Figure scripts:
◇ ◇ ◇ ◇

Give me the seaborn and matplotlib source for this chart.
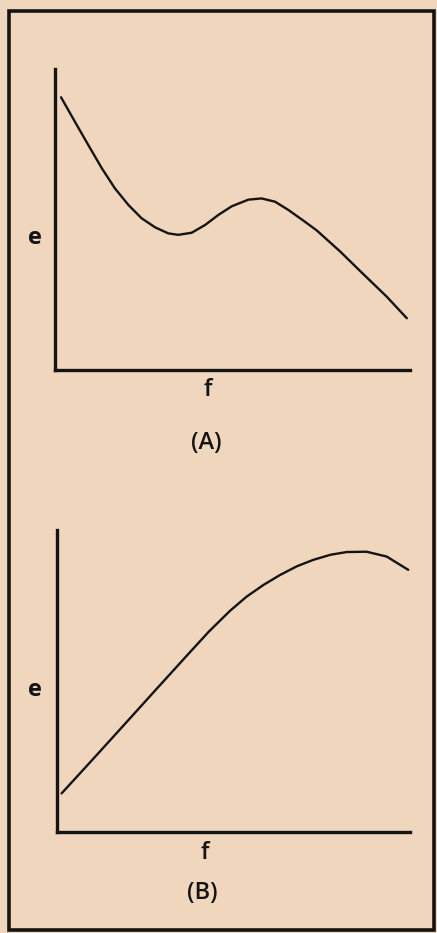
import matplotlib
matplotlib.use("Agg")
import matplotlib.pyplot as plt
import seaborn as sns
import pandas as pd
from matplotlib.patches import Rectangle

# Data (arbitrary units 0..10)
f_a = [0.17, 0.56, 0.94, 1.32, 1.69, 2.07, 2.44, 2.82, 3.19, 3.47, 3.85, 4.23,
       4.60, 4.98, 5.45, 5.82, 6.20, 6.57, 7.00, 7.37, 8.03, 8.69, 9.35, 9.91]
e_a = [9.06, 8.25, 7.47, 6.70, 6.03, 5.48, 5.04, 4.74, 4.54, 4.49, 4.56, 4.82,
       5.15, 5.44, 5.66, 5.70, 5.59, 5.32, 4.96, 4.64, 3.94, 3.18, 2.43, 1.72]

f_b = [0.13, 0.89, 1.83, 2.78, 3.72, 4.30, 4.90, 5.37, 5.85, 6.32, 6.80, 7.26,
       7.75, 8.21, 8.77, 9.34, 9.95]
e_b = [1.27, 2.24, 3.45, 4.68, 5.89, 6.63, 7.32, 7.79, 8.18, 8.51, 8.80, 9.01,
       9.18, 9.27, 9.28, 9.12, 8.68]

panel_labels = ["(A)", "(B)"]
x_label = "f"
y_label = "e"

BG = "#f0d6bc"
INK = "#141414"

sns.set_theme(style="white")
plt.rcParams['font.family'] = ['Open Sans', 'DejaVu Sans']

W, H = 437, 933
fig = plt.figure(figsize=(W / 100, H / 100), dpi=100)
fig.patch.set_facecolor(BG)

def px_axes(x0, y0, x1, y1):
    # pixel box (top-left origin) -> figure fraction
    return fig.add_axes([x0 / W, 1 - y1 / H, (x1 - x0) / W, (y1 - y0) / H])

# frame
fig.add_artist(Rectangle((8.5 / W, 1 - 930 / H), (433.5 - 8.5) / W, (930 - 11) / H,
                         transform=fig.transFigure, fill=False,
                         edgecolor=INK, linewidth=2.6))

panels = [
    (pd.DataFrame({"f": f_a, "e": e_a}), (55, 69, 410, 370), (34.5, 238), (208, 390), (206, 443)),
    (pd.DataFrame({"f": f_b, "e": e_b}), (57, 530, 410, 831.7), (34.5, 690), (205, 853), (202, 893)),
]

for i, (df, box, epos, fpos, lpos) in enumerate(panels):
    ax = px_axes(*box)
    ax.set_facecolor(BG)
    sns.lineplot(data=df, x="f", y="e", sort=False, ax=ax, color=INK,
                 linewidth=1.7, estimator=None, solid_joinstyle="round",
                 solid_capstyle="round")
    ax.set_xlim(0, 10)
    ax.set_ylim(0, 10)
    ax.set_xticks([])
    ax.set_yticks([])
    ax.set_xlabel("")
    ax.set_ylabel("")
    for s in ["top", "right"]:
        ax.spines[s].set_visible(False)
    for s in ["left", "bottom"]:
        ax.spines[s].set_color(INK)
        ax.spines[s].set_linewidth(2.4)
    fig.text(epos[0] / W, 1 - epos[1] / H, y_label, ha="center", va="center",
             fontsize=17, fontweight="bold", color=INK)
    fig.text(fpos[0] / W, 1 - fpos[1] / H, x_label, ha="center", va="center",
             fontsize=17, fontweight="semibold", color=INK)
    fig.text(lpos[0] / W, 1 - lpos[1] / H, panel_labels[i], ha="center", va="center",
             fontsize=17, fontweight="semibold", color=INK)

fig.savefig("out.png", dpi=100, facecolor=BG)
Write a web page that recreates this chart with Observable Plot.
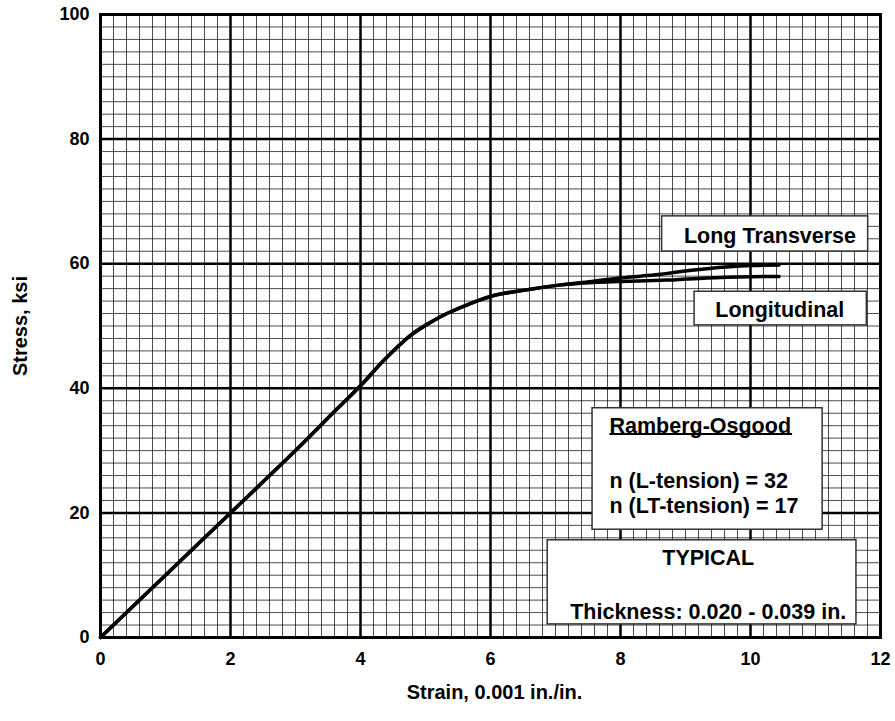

◇ ◇ ◇ ◇

What you should do —
Each entry must be retyped word for word, with every image omitted.

Problem solution —
Give me the seaborn and matplotlib source for this chart.
import matplotlib
matplotlib.use("Agg")
import matplotlib.pyplot as plt
import seaborn as sns
import pandas as pd
from matplotlib.patches import Rectangle

# Data (arbitrary units 0..10)
f_a = [0.17, 0.56, 0.94, 1.32, 1.69, 2.07, 2.44, 2.82, 3.19, 3.47, 3.85, 4.23,
       4.60, 4.98, 5.45, 5.82, 6.20, 6.57, 7.00, 7.37, 8.03, 8.69, 9.35, 9.91]
e_a = [9.06, 8.25, 7.47, 6.70, 6.03, 5.48, 5.04, 4.74, 4.54, 4.49, 4.56, 4.82,
       5.15, 5.44, 5.66, 5.70, 5.59, 5.32, 4.96, 4.64, 3.94, 3.18, 2.43, 1.72]

f_b = [0.13, 0.89, 1.83, 2.78, 3.72, 4.30, 4.90, 5.37, 5.85, 6.32, 6.80, 7.26,
       7.75, 8.21, 8.77, 9.34, 9.95]
e_b = [1.27, 2.24, 3.45, 4.68, 5.89, 6.63, 7.32, 7.79, 8.18, 8.51, 8.80, 9.01,
       9.18, 9.27, 9.28, 9.12, 8.68]

panel_labels = ["(A)", "(B)"]
x_label = "f"
y_label = "e"

BG = "#f0d6bc"
INK = "#141414"

sns.set_theme(style="white")
plt.rcParams['font.family'] = ['Open Sans', 'DejaVu Sans']

W, H = 437, 933
fig = plt.figure(figsize=(W / 100, H / 100), dpi=100)
fig.patch.set_facecolor(BG)

def px_axes(x0, y0, x1, y1):
    # pixel box (top-left origin) -> figure fraction
    return fig.add_axes([x0 / W, 1 - y1 / H, (x1 - x0) / W, (y1 - y0) / H])

# frame
fig.add_artist(Rectangle((8.5 / W, 1 - 930 / H), (433.5 - 8.5) / W, (930 - 11) / H,
                         transform=fig.transFigure, fill=False,
                         edgecolor=INK, linewidth=2.6))

panels = [
    (pd.DataFrame({"f": f_a, "e": e_a}), (55, 69, 410, 370), (34.5, 238), (208, 390), (206, 443)),
    (pd.DataFrame({"f": f_b, "e": e_b}), (57, 530, 410, 831.7), (34.5, 690), (205, 853), (202, 893)),
]

for i, (df, box, epos, fpos, lpos) in enumerate(panels):
    ax = px_axes(*box)
    ax.set_facecolor(BG)
    sns.lineplot(data=df, x="f", y="e", sort=False, ax=ax, color=INK,
                 linewidth=1.7, estimator=None, solid_joinstyle="round",
                 solid_capstyle="round")
    ax.set_xlim(0, 10)
    ax.set_ylim(0, 10)
    ax.set_xticks([])
    ax.set_yticks([])
    ax.set_xlabel("")
    ax.set_ylabel("")
    for s in ["top", "right"]:
        ax.spines[s].set_visible(False)
    for s in ["left", "bottom"]:
        ax.spines[s].set_color(INK)
        ax.spines[s].set_linewidth(2.4)
    fig.text(epos[0] / W, 1 - epos[1] / H, y_label, ha="center", va="center",
             fontsize=17, fontweight="bold", color=INK)
    fig.text(fpos[0] / W, 1 - fpos[1] / H, x_label, ha="center", va="center",
             fontsize=17, fontweight="semibold", color=INK)
    fig.text(lpos[0] / W, 1 - lpos[1] / H, panel_labels[i], ha="center", va="center",
             fontsize=17, fontweight="semibold", color=INK)

fig.savefig("out.png", dpi=100, facecolor=BG)
Write a web page that recreates this chart with Observable Plot.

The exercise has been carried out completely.